Multilateral cooperation Development Minister Svenja Schulze visits United Nations in Geneva
Press release 21 January 2022 | BERLIN / GENEVA – German Development Minister Svenja Schulze has set herself the goal of significantly strengthening multilateral development policy during this parliament. She is starting that work right away by visiting Geneva this coming Monday (24 January), where she will meet the heads of a number of UN institutions. Discussions will focus on pandemic response and the global refugee and education crises.

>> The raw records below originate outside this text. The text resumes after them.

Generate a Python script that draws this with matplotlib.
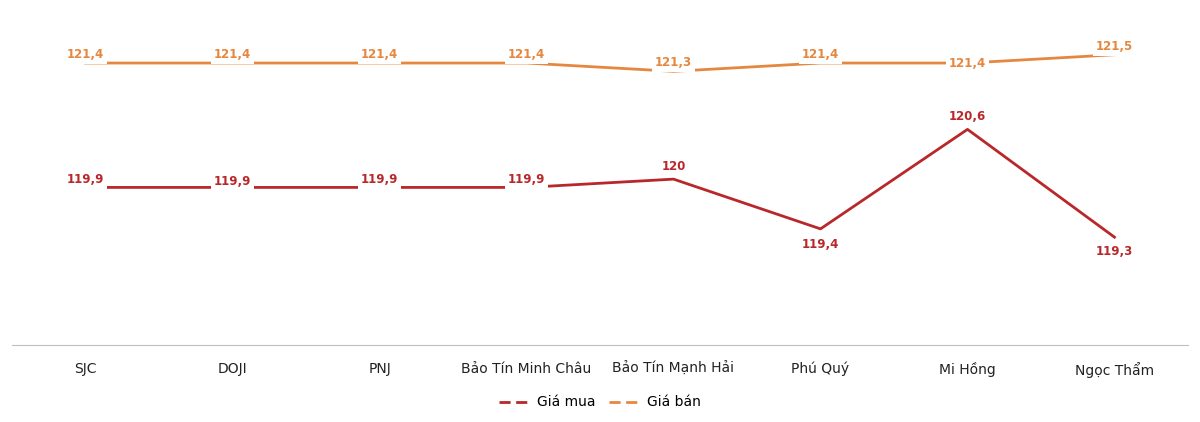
import matplotlib
matplotlib.use("Agg")
import matplotlib.pyplot as plt
from matplotlib.lines import Line2D

categories = ["SJC", "DOJI", "PNJ", "Bảo Tín Minh Châu", "Bảo Tín Mạnh Hải", "Phú Quý", "Mi Hồng", "Ngọc Thẩm"]
gia_mua = [119.9, 119.9, 119.9, 119.9, 120.0, 119.4, 120.6, 119.3]
gia_ban = [121.4, 121.4, 121.4, 121.4, 121.3, 121.4, 121.4, 121.5]

c_mua = "#B8282A"
c_ban = "#E6873F"

# label offsets (points) for placement
off_mua = [6, 4, 6, 6, 9, -11, 9, -10]
off_ban = [6, 6, 6, 6, 6, 6, 0, 6]

fig = plt.figure(figsize=(12, 4.22), dpi=100)
ax = fig.add_axes([0.01, 0.1825, 0.98, 0.8175])
x = list(range(len(categories)))
ax.plot(x, gia_mua, color=c_mua, lw=2)
ax.plot(x, gia_ban, color=c_ban, lw=2)

def fmt(v):
    s = f"{v:.1f}"
    if s.endswith(".0"):
        s = s[:-2]
    return s.replace(".", ",")

for series, col, offs in ((gia_mua, c_mua, off_mua), (gia_ban, c_ban, off_ban)):
    for xi, v, o in zip(x, series, offs):
        ax.annotate(fmt(v), (xi, v), xytext=(0, o), textcoords="offset points",
                    color=col, fontsize=8.5, fontweight="bold", ha="center", va="center",
                    bbox=dict(boxstyle="square,pad=0.25", fc="white", ec="none"))

ax.set_xlim(-0.5, len(categories) - 0.5)
ax.set_ylim(118, 122.16)
ax.set_yticks([])
ax.set_xticks(x)
ax.set_xticklabels(categories, fontsize=10, fontweight="medium", color="#222222")
ax.tick_params(axis="x", length=0, pad=12)
for s in ["top", "right", "left"]:
    ax.spines[s].set_visible(False)
ax.spines["bottom"].set_color("#BFBFBF")

handles = [Line2D([], [], color=c_mua, lw=2, ls=(0, (4, 2))),
           Line2D([], [], color=c_ban, lw=2, ls=(0, (4, 2)))]
fig.legend(handles, ["Giá mua", "Giá bán"], loc="lower center", ncol=2, frameon=False,
           fontsize=10, bbox_to_anchor=(0.5, 0.0), handlelength=2.2, columnspacing=1.0,
           handletextpad=0.5)
fig.savefig("out.png", dpi=100)
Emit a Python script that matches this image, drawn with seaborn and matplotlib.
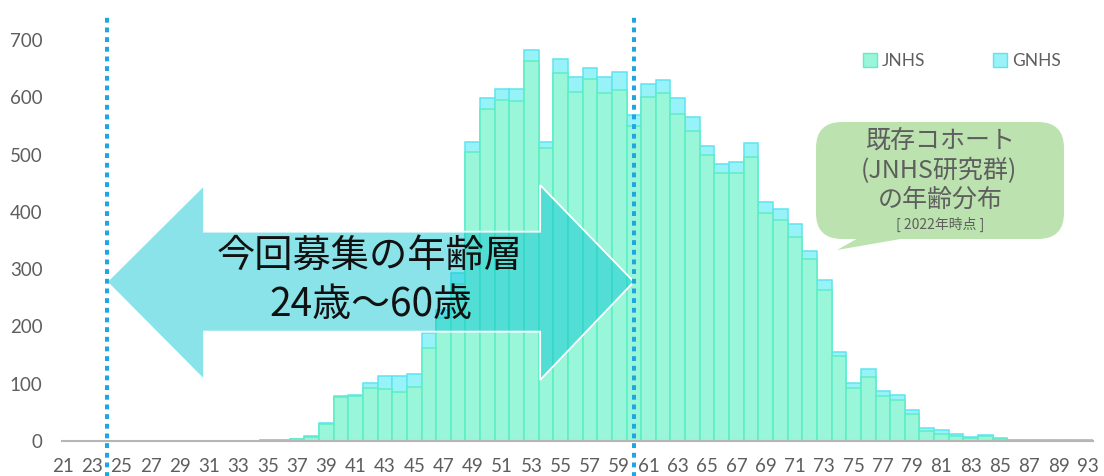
import numpy as np
import pandas as pd
import matplotlib
matplotlib.use("Agg")
import matplotlib.pyplot as plt
import seaborn as sns
from matplotlib.patches import Polygon, FancyBboxPatch, Patch
from matplotlib.transforms import Affine2D

# ages on the x axis (91 and 92 are absent in the source)
ages = list(range(21, 91)) + [93]

# JNHS counts per age
jnhs = [0, 0, 0, 0, 0, 0, 0, 0, 0, 0, 0, 0, 0, 0,
        1, 2, 4, 7, 29, 76, 78, 92, 90, 86, 95, 162, 215, 275,
        505, 580, 596, 593, 663, 511, 642, 609, 632, 607, 613, 550,
        601, 607, 571, 542, 500, 468, 468, 496, 398, 386, 357, 317,
        264, 148, 92, 112, 79, 72, 48, 18, 13, 9, 5, 8, 3, 2, 1, 1, 1, 1, 1]
# GNHS counts per age (stacked on top of JNHS)
gnhs = [0, 0, 0, 0, 0, 0, 0, 0, 0, 0, 0, 0, 0, 0,
        0, 0, 0, 1, 2, 2, 2, 9, 24, 28, 22, 26, 13, 18,
        18, 19, 18, 21, 19, 12, 25, 27, 20, 28, 32, 19,
        23, 24, 28, 23, 16, 16, 19, 25, 19, 20, 22, 14,
        17, 8, 9, 13, 9, 8, 7, 5, 7, 3, 2, 2, 2, 0, 0, 0, 0, 0, 0]

yticks = [0, 100, 200, 300, 400, 500, 600, 700]

W, H = 1104, 476
mint, mint_edge = "#99F6D9", "#5EEDC6"
cyan, cyan_edge = "#98F3F9", "#5CE4F0"
grey = "#5E5E5E"

sns.set_style("white")
plt.rcParams["font.family"] = ["Lato", "Noto Sans CJK JP", "DejaVu Sans"]

labels = [str(a) for a in ages]
total = np.array(jnhs) + np.array(gnhs)
df = pd.DataFrame({"age": labels, "JNHS": jnhs, "total": total})

fig = plt.figure(figsize=(W / 100, H / 100), dpi=100)
ax = fig.add_axes([62 / W, 35 / H, 1031 / W, 426 / H])

sns.barplot(data=df, x="age", y="total", order=labels, color=cyan, saturation=1,
            width=1.0, edgecolor=cyan_edge, linewidth=1.1, ax=ax, zorder=1)
sns.barplot(data=df, x="age", y="JNHS", order=labels, color=mint, saturation=1,
            width=1.0, edgecolor=mint_edge, linewidth=1.1, ax=ax, zorder=2)

ax.set_xlim(-0.05, 70.35)
ax.set_ylim(0, 744)
ax.set_xlabel("")
ax.set_ylabel("")
ax.set_xticks(range(0, len(ages), 2))
ax.set_xticklabels(labels[::2])
ax.set_yticks(yticks)
ax.tick_params(axis="both", length=0, labelsize=13.5, labelcolor=grey)
ax.tick_params(axis="x", pad=12)
ax.tick_params(axis="y", pad=14)
for s in ["top", "right", "left"]:
    ax.spines[s].set_visible(False)
ax.spines["bottom"].set_color("#B5B5B5")
ax.spines["bottom"].set_linewidth(1.5)

# double-headed arrow for the recruitment age range (24 to 60)
i24, i60 = ages.index(24), ages.index(60)
arrow_pts = [(i24, 278), (9.65, 447), (9.65, 365.6), (32.6, 365.6), (32.6, 447),
             (i60, 278), (32.6, 106.6), (32.6, 191), (9.65, 191), (9.65, 106.6)]
ax.add_patch(Polygon(arrow_pts, closed=True, facecolor="#00C3D0", alpha=0.46,
                     edgecolor="none", zorder=3, clip_on=False))
ax.add_patch(Polygon(arrow_pts, closed=True, facecolor="none", edgecolor="white",
                     linewidth=1.3, zorder=3.5, clip_on=False))

# dotted boundary lines
for xi in [i24, i60]:
    ax.plot([xi, xi], [-62, 741], color="#1EA6E0", linewidth=2.9,
            linestyle=(0, (1.2, 1.2)), dash_capstyle="butt", clip_on=False, zorder=5)

# pixel coordinates from the top-left corner
px = Affine2D().scale(1 / 100, -1 / 100).translate(0, H / 100) + fig.dpi_scale_trans

jp = ["Noto Sans CJK JP", "DejaVu Sans"]
fig.text(370, 257, "今回募集の年齢層", transform=px, ha="center", va="center",
         fontsize=27.5, color="#111111", family=jp, zorder=6)
fig.text(371, 305, "24歳～60歳", transform=px, ha="center", va="center",
         fontsize=28, color="#111111", family=jp, zorder=6)

# speech bubble
bubble_col = "#BCE2AF"
fig.add_artist(FancyBboxPatch((816, 122), 248, 117, transform=px,
                              boxstyle="round,pad=0,rounding_size=26",
                              facecolor=bubble_col, edgecolor="none"))
fig.add_artist(Polygon([(862, 236), (837, 250), (918, 236)], closed=True,
                       transform=px, facecolor=bubble_col, edgecolor="none"))
fig.text(940, 141, "既存コホート", transform=px, ha="center", va="center",
         fontsize=18, color=grey, family=jp)
fig.text(939, 171, "(JNHS研究群)", transform=px, ha="center", va="center",
         fontsize=18, color=grey, family=jp)
fig.text(940, 200, "の年齢分布", transform=px, ha="center", va="center",
         fontsize=18, color=grey, family=jp)
fig.text(940, 224, "[ 2022年時点 ]", transform=px, ha="center", va="center",
         fontsize=10, color=grey, family=jp)

# legend
handles = [Patch(facecolor=mint, edgecolor=mint_edge, linewidth=1, label="JNHS"),
           Patch(facecolor=cyan, edgecolor=cyan_edge, linewidth=1, label="GNHS")]
fig.legend(handles=handles, loc="center left", bbox_to_anchor=(863 / W, 1 - 61 / H),
           ncol=2, frameon=False, fontsize=12.5, labelcolor=grey, handlelength=0.8,
           handleheight=0.8, handletextpad=0.3, columnspacing=3.9, borderpad=0,
           borderaxespad=0)

fig.savefig("out.png", dpi=100)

Minister Schulze commented, “Global challenges demand global responses. Particularly when it comes to beating the pandemic, we are seeing the need for strong partnerships at multilateral level – with the United Nations right at the centre. We can only succeed in our efforts to tackle this acute phase of the pandemic and to tackle climate change and all the indirect consequences of the pandemic – for example in education – if we work together globally. That is why I am making our multilateral efforts a new priority. This will also help us take a more integrated approach to foreign policy, climate policy and development policy.”
Key focuses of the visit
Pandemic response and prevention: The key to ending the pandemic is ensuring that all the world has access to vaccines. At the same time, drugs, oxygen and protective equipment are also needed in order to protect health workers and the very poorest in society from serious illness or death.
The multilateral platform ACT-A (Access to COVID-19 Tools Accelerator), which also includes the COVAX vaccine initiative, is one example of the kind of cooperative multilateralism that is needed. Minister Schulze will therefore be meeting the Director-General of WHO, Dr Tedros Adhanom Ghebreyesus, during her visit to Geneva and also having meetings, for example, with the CEO of Gavi, the Vaccine Alliance, and with the Executive Director of the Global Fund to Fight AIDS, Tuberculosis and Malaria.
Education: COVID-19 has sparked a global crisis in education of dramatic dimensions. The futures of an entire generation of schoolchildren are at risk. With Monday also marking International Day of Education, Development Minister Schulze is calling for increased international efforts in the field of education.
One focus of her meeting with the Director of Education Cannot Wait, Yasmine Sherif, will be Germany's future efforts to support education in areas in crisis.
Refugee crisis: The crises currently affecting the world – COVID-19, climate change, conflicts such as in Afghanistan – are forcing people from their homes and aggravating the situation for refugees, internally displaced persons and host communities worldwide.
At her meeting with UN High Commissioner for Refugees Filippo Grandi, Development Minister Schulze will discuss how the situation can be improved for refugees and internally displaced persons worldwide.
Decent work: Key topics of the Minister's meeting with the Director-General of the International Labour Organization (ILO), Guy Ryder, will be the massive impact the COVID-19 pandemic has had on global labour markets and the transformation of the world of work within the context of the socio-ecological transformation of the economy.
The aim is to use the process of recovery from the crisis as an opportunity to build back in an ecologically and socially sound way, with the focus on decent work.